Ricardo de Souza e Sara Costa Félix Teixeira,
técnicos da SEF que foram ouvidos na primeira reunião com
convidados, também apresentaram sugestões. Souza voltou a lembrar
que a PEC do governo é omissa quanto a aspectos como justiça fiscal
e distribuição de renda. Por isso, sugeriu que a tributação seja
mais efetiva e progressiva sobre o patrimônio. Também apresentou
como proposta a ampliação do aporte de recursos, via Fundo de
Equalização de Receitas (FER), para o ressarcimento das perdas que
os Estados venham a ter com a reforma tributária. Segundo ele, os
índices atuais são insuficientes para cobrir as perdas já calculadas
e outras. Já Sara Teixeira lembrou que as preocupações de todos são
coincidentes, o que facilita as soluções.

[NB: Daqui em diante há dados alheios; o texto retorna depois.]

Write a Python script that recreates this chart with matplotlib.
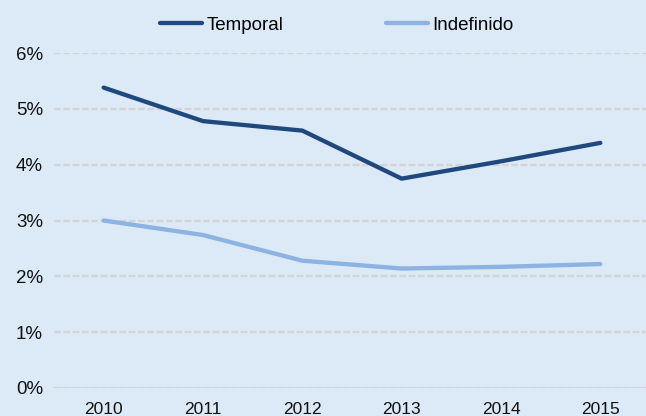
import matplotlib
matplotlib.use("Agg")
import matplotlib.pyplot as plt
from matplotlib.ticker import FuncFormatter

years = ["2010", "2011", "2012", "2013", "2014", "2015"]
temporal = [5.38, 4.78, 4.61, 3.75, 4.06, 4.39]
indefinido = [3.00, 2.74, 2.28, 2.14, 2.17, 2.22]

bg = "#dce9f6"
plt.rcParams['font.family'] = ['Liberation Sans', 'DejaVu Sans']

fig = plt.figure(figsize=(6.46, 4.16), dpi=100, facecolor=bg)
ax = fig.add_axes([54 / 646, 28 / 416, 596 / 646, 335 / 416])
ax.set_facecolor(bg)

x = range(len(years))
ax.plot(x, temporal, color="#1f497d", lw=3.1, label="Temporal", solid_capstyle="round")
ax.plot(x, indefinido, color="#8db3e2", lw=3.1, label="Indefinido", solid_capstyle="round")

ax.set_xlim(-0.5, 5.5)
ax.set_ylim(0, 6)
ax.set_yticks(range(7))
ax.yaxis.set_major_formatter(FuncFormatter(lambda v, p: f"{int(v)}%"))
ax.set_xticks(list(x))
ax.set_xticklabels(years)
ax.tick_params(length=0, colors="#111111")
ax.tick_params(axis="x", labelsize=12.5, pad=10)
ax.tick_params(axis="y", labelsize=13.5, pad=8)
ax.grid(axis="y", color="#d4d4d4", lw=1.6, ls=(0, (3, 1.2)))
ax.axhline(0, color="#d4d4d4", lw=1.8)
for s in ax.spines.values():
    s.set_visible(False)

fig.legend(loc="center", bbox_to_anchor=(337 / 646, 1 - 25 / 416), ncol=2, frameon=False,
           fontsize=13.5, handlelength=2.2, columnspacing=5.5, handletextpad=0.25,
           borderaxespad=0, borderpad=0)

fig.savefig("out.png", dpi=100, facecolor=bg)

Saiba mais sobre a proposta
A proposta em tramitação no Congresso cria o
Imposto sobre Valor Agregado (IVA), um imposto federal; extingue
PIS/Pasep, Contribuição para o Financiamento da Seguridade Social
(Cofins), Contribuição de Intervenção do Domínio Econômico (Cide),
Contribuição Social sobre o Lucro Líquido (CSLL) e o
Salário-Educação, entre outros pontos. O IVA federal é um imposto da
União, que reunirá contribuições e incidirá sobre operações com bens
e serviços.
Segundo informações da SEF, também haverá um novo
ICMS, cujas alíquotas passarão a ser fixadas pelo Senado, em lei
complementar. Em seguida, o Colegiado dos Estados (grupo semelhante
ao Conselho de Política Fazendária, o Confaz, que reúne os
secretários estaduais de Fazenda) vai propor o enquadramento dos
produtos e serviços nas alíquotas. Caberia, então, ao próprio Senado
aprovar ou rejeitar essa proposta de enquadramento. Aos Legislativos
dos Estados restaria a atribuição de aumentar ou reduzir alíquotas
em alguns casos. E isto apenas depois que lei complementar definisse
quais produtos e serviços seriam passíveis de terem alíquotas
alteradas em nível estadual.
Agenda - No dia 21, a
comissão ouvirá o prefeito de Mariana, Celso Cotta Neto, que falará
à comissão sobre a realidade dos municípios e, em particular, dos
municípios mineradores. Também deverá ser ouvida nesta data a
Associação Nacional dos Municípios Mineradores.
Presenças - Deputados
Sebastião Helvécio (PDT), presidente; Antônio Júlio (PMDB), relator;
Lafayette de Andrada (PSDB), Weliton Prado (PT) e Almir Paraca (PT),
além dos convidados.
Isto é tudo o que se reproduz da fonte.